On the trial of one charged with attempted larceny from the house it was improper for the solicitor in his argument to the jury to state as follows: “This is not the first time the defendant has been charged with stealing; he was charged and convicted once before for stealing from Mulligan’s store, and he was involved with the same negro as in this case, Harper Miller,” when there was no evidence on which to base such a statement and the defendant’s counsel immediately objected thereto and moved for a mistrial, the court merely stating in reply to the objection: “Gentlemen of the jury, you heard the evidence and know whether or not the statement made by the solicitor came from the. witness.” While the State is the accuser in criminal cases, it will not permit its representatives to use unfair means against the accused pending the trial, or to comment upon facts not put in evidence, or make remarks calculated to prejudice the accused in the minds of the jury.

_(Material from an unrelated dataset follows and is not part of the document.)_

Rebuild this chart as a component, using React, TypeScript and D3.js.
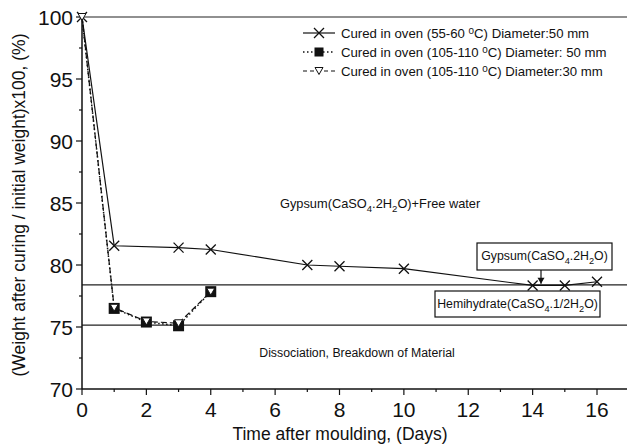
import React from "react";
import * as d3 from "d3";

const days1 = [0, 1, 3, 4, 7, 8, 10, 14, 15, 16];
const vals1 = [100, 81.55, 81.4, 81.25, 80.0, 79.9, 79.7, 78.35, 78.35, 78.65];
const days2 = [0, 1, 2, 3, 4];
const vals2 = [100, 76.5, 75.4, 75.1, 77.85];
const days3 = [0, 1, 2, 3, 4];
const vals3 = [100, 76.55, 75.45, 75.3, 77.85];
const xTicks = [0, 2, 4, 6, 8, 10, 12, 14, 16];
const yTicks = [70, 75, 80, 85, 90, 95, 100];
const refLines = [100, 78.4, 75.15];
const legendLabels = [
  "Cured in oven (55-60 ºC) Diameter:50 mm",
  "Cured in oven (105-110 ºC) Diameter: 50 mm",
  "Cured in oven (105-110 ºC) Diameter:30 mm",
];

const W = 627;
const H = 447;
const FONT = "'Liberation Sans', Arial, sans-serif";

export default function App() {
  const x = d3.scaleLinear().domain([0, 16]).range([82, 597]);
  const y = d3.scaleLinear().domain([70, 100]).range([389, 17]);
  const line = d3
    .line<[number, number]>()
    .x((d) => x(d[0]))
    .y((d) => y(d[1]));
  const s1 = days1.map((d, i) => [d, vals1[i]] as [number, number]);
  const s2 = days2.map((d, i) => [d, vals2[i]] as [number, number]);
  const s3 = days3.map((d, i) => [d, vals3[i]] as [number, number]);

  const xMark = (cx: number, cy: number, k: string, r = 5) => (
    <path
      key={k}
      d={`M${cx - r},${cy - r}L${cx + r},${cy + r}M${cx - r},${cy + r}L${cx + r},${cy - r}`}
      stroke="#111"
      strokeWidth={1.3}
      fill="none"
    />
  );
  const sqMark = (cx: number, cy: number, k: string, r = 5.5) => (
    <rect key={k} x={cx - r} y={cy - r} width={2 * r} height={2 * r} fill="#111" />
  );
  const triMark = (cx: number, cy: number, k: string, r = 5, fill = "#fff") => (
    <path
      key={k}
      d={`M${cx - r * 0.8},${cy - r * 0.7}L${cx + r * 0.8},${cy - r * 0.7}L${cx},${cy + r * 0.7}Z`}
      fill={fill}
      stroke="#111"
      strokeWidth={1}
    />
  );

  const minorX = d3.range(0, 18, 1);
  const minorY = d3.range(70, 100.1, 2.5);

  const sub = (t: string) => (
    <tspan dy={4} fontSize="0.75em">
      {t}
    </tspan>
  );

  const lx = 303;
  const ly = [33, 52, 71];

  return (
    <svg width={W} height={H} style={{ display: "block", position: "absolute", left: 0, top: 0 }} fontFamily={FONT}>
      <rect width={W} height={H} fill="#fff" />
      {/* reference lines */}
      {refLines.map((v, i) => (
        <line key={"r" + i} x1={x(0)} x2={W} y1={y(v)} y2={y(v)} stroke="#222" strokeWidth={1.2} />
      ))}
      {/* axes */}
      <line x1={x(0)} x2={W} y1={y(70)} y2={y(70)} stroke="#111" strokeWidth={1.5} />
      <line x1={x(0)} x2={x(0)} y1={y(70)} y2={y(100)} stroke="#111" strokeWidth={1.5} />
      {minorX.map((d) => (
        <line key={"mx" + d} x1={x(d)} x2={x(d)} y1={y(70)} y2={y(70) + (d % 2 === 0 ? 6 : 3)} stroke="#111" strokeWidth={1.2} />
      ))}
      {minorY.map((v) => (
        <line key={"my" + v} x1={x(0)} x2={x(0) - (v % 5 === 0 ? 6 : 3)} y1={y(v)} y2={y(v)} stroke="#111" strokeWidth={1.2} />
      ))}
      {xTicks.map((d) => (
        <text key={"xt" + d} x={x(d)} y={y(70) + 28} textAnchor="middle" fontSize={21} fill="#111">
          {d}
        </text>
      ))}
      {yTicks.map((v) => (
        <text key={"yt" + v} x={x(0) - 9} y={y(v) + 7.5} textAnchor="end" fontSize={21} fill="#111">
          {v}
        </text>
      ))}
      <text x={340} y={440} textAnchor="middle" fontSize={17.5} fill="#111">
        Time after moulding, (Days)
      </text>
      <text transform={`translate(25,${(y(70) + y(100)) / 2 + 2}) rotate(-90)`} textAnchor="middle" fontSize={17.5} fill="#111">
        (Weight after curing / initial weight)x100, (%)
      </text>

      {/* series */}
      <path d={line(s1) || ""} fill="none" stroke="#111" strokeWidth={1.2} />
      <path d={line(s2) || ""} fill="none" stroke="#111" strokeWidth={1.5} strokeDasharray="1.5,2.5" />
      <path d={line(s3) || ""} fill="none" stroke="#111" strokeWidth={1.2} strokeDasharray="6,3" />
      {s1.map((d, i) => xMark(x(d[0]), y(d[1]), "x" + i))}
      {s2.map((d, i) => (i === 0 ? null : sqMark(x(d[0]), y(d[1]), "s" + i)))}
      {s3.map((d, i) => triMark(x(d[0]), y(d[1]), "t" + i))}

      {/* annotations */}
      <text x={280} y={208} fontSize={12.8} fill="#111">
        Gypsum(CaSO{sub("4")}
        <tspan dy={-4}>.2H</tspan>
        {sub("2")}
        <tspan dy={-4}>O)+Free water</tspan>
      </text>
      <rect x={477} y={243} width={135} height={27} fill="#fff" stroke="#111" strokeWidth={1.2} />
      <text x={544.5} y={260} textAnchor="middle" fontSize={12.3} fill="#111">
        Gypsum(CaSO{sub("4")}
        <tspan dy={-4}>.2H</tspan>
        {sub("2")}
        <tspan dy={-4}>O)</tspan>
      </text>
      <line x1={541} x2={541} y1={270} y2={y(78.4) - 1} stroke="#111" strokeWidth={1.2} />
      <path d={`M537.5,${y(78.4) - 7}L544.5,${y(78.4) - 7}L541,${y(78.4) - 1}Z`} fill="#111" />
      <rect x={435} y={291} width={165} height={26} fill="#fff" stroke="#111" strokeWidth={1.2} />
      <text x={517.5} y={308} textAnchor="middle" fontSize={12.3} fill="#111">
        Hemihydrate(CaSO{sub("4")}
        <tspan dy={-4}>.1/2H</tspan>
        {sub("2")}
        <tspan dy={-4}>O)</tspan>
      </text>
      <text x={357} y={357} textAnchor="middle" fontSize={12.3} fill="#111">
        Dissociation, Breakdown of Material
      </text>

      {/* legend */}
      {ly.map((yy, i) => (
        <g key={"lg" + i}>
          <line
            x1={lx}
            x2={lx + 32}
            y1={yy}
            y2={yy}
            stroke="#111"
            strokeWidth={i === 1 ? 1.5 : 1.2}
            strokeDasharray={i === 0 ? undefined : i === 1 ? "1.5,2.5" : "4,3"}
          />
          {i === 0 ? xMark(lx + 16, yy, "lx", 5) : i === 1 ? sqMark(lx + 16, yy, "ls", 4.5) : triMark(lx + 16, yy, "lt", 5)}
          <text x={lx + 38} y={yy + 4.5} fontSize={13.2} fill="#111">
            {legendLabels[i].split("º").length > 1 ? (
              <>
                {legendLabels[i].split("º")[0]}
                <tspan dy={-4} fontSize="0.75em">0</tspan>
                <tspan dy={4}>{"C" + legendLabels[i].split("ºC")[1]}</tspan>
              </>
            ) : (
              legendLabels[i]
            )}
          </text>
        </g>
      ))}
    </svg>
  );
}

Bennett v. State, 86 Ga. 401 (12 S. E. 806, 12 L. R. A. 449, 22 Am. St. R. 465); Veazey v. Glover, 47 Ga. App. 826 (171 S. E. 732), and cit.; Pelham & Havana R. Co. v. Elliott, 11 Ga. App. 621 (75 S. E. 1062); Morris v. Maddox, 97 Ga. 575 (25 S. E. 487); Southern Ry. Co. v. Gentle, 36 Ga. App. 11 (135 S. E. 105); Ivey v. State, 113 Ga. 1062 (39 S. E. 423, 54 L. R. A. 959); Fair v. State, 168 Ga. 409 (148 S. E. 144); Bryan v. State, 36 Ga. App. 656 (137 S. E. 797); Smoot v. State, 146 Ga. 76 (90 S. E. 715); Butler v. State, 142 Ga. 286 (82 S. E. 654).
Judgment reversed.
Broyles, O. J., and MacIntyre, J., concur.